С точки зрения М. Цветаевой, поэт не должен совершать насилия над собою – писать на злобу дня. Что злободневно сегодня, завтра исчезнет без следа. Злободневность есть гибель для поэзии. Для злободневных тем есть публицистика. Поэзия и публицистика – несовместимы. Предмет и тема поэзии – вечное в настоящем, прошлом и будущем. Современность поэзии вовсе не в злободневности. Поэты всех времён говорят одно, замечает М. Цветаева. Одно – вечное в любом времени.
Художнику, как воздух, необходима свобода, т.е. полная независимость от идеологий, партий, классов, политики. Художник должен стоять над всей этой сиюминутностью. У художника одна-единственная задача – вслушиваться и писать. Время само подскажет художнику, о чём и как писать.
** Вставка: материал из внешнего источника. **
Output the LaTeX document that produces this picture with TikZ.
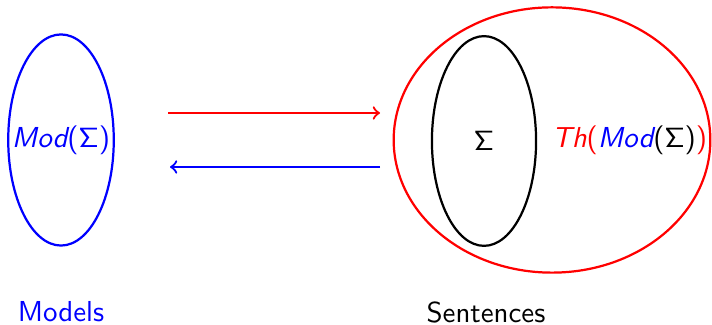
\documentclass[tikz,border=0pt]{standalone}
\usepackage{xcolor}
\usepackage{tikz}
\usetikzlibrary{positioning, shapes.geometric, calc}
\newcommand{\ModS}{{\itshape Mod}(\ensuremath{\mathsf{\Sigma}})}

\begin{document}
\begin{tikzpicture}[x=0.36pt, y=0.36pt, font=\sffamily\fontsize{10.4}{12.5}\selectfont, line width=0.8pt,
            oval/.style={ellipse, draw, inner sep=0pt}]
            \useasboundingbox (0,0) rectangle (712,325);
            \node[oval, draw=blue, minimum width=38pt, minimum height=76pt] (models) at (61,185) {};
            \node[oval, draw=red, minimum width=114pt, minimum height=95.5pt] (th) at (552,185) {};
            \node[oval, draw=black, minimum width=37.5pt, minimum height=75.5pt] (sigma) at (484,184) {$\mathsf{\Sigma}$};
            \node[text=blue, inner sep=0pt] (modlabel) at (models) {\ModS};
            \node[anchor=west, inner sep=0pt] (thlabel) at (551,185) {\textcolor{red}{{\itshape Th}(}\textcolor{blue}{{\itshape Mod}}($\mathsf{\Sigma}$)\textcolor{red}{)}};
            \node[text=blue, inner sep=1pt] (mlabel) at (61,13) {Models};
            \node[inner sep=1pt] (slabel) at (486,13) {Sentences};
            \coordinate (r1) at (168,212);
            \coordinate (r2) at (380,212);
            \coordinate (b1) at (380,158);
            \coordinate (b2) at (170,158);
            \draw[->, red] (r1) -- (r2);
            \draw[->, blue] (b1) -- (b2);
        \end{tikzpicture}
\end{document}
Поэт не должен бояться показаться не современным, потому что всё равно «из истории не выскочишь» («Поэт и время»). История всё равно предъявит свои права художнику, заставит к себе прислушаться. Поэту надо оставить его свободу быть потрясённым стихией по-своему. Не надо поэта учить, как ему чувствовать и о чём писать. Этот призыв М. Цветаевой не мог быть услышан в СССР. Советская коммунистическая идеология, объявившая, что марксистское учение «истинно, потому что оно верно» (при полном отсутствии доказательств и вопреки логике), не могло позволить художникам свободно потрясаться, чем и как они того пожелают. Впрочем, всякая идеология – насильница душ. Всякая идеология, если она не лишена инстинкта самосохранения, не может дать художнику свободу.
М. Цветаева понимала, что, поскольку поэзия есть мост между двумя мирами, то в ней есть и сугубо земные черты. Поэт есть средство в чьих-то руках, но это могут быть руки не только вечных идей (небесное), но и стихий (земное). Поэтому М. Цветаева отказывает поэзии в святости. У К. Павловой поэзия – «святое ремесло», у М. Цветаевой – «ремесло». Поэзия, по М. Цветаевой, всегда есть чьё-то первое, низкое небо: тех же стихий, страстей. Поэзия способна стихию одухотворить, но стихия это земное явление, даже если она одухотворена. Всё что есть в том и этом мире хочет обрести речь через поэта. Вечное, небесное хочет получить воплощение. Земное, телесное хочет получить душу. Слово одновременно есть душа и тело. Именно в слове воплощаются идеи и одушевляются тела. Гениями, по М. Цветаевой, становятся те художники, кто умеет прислушиваться и к земному и к небесному: к стихиям и к идеям: «Слишком обширен и прочен земной фундамент гения, чтобы дать ему – так – уйти ввысь. <…> Будь Шекспир, Гёте, Пушкин выше, они много бы не услышали, на многое бы не ответили, ко многому бы просто не снизошли» («Поэт о критике»).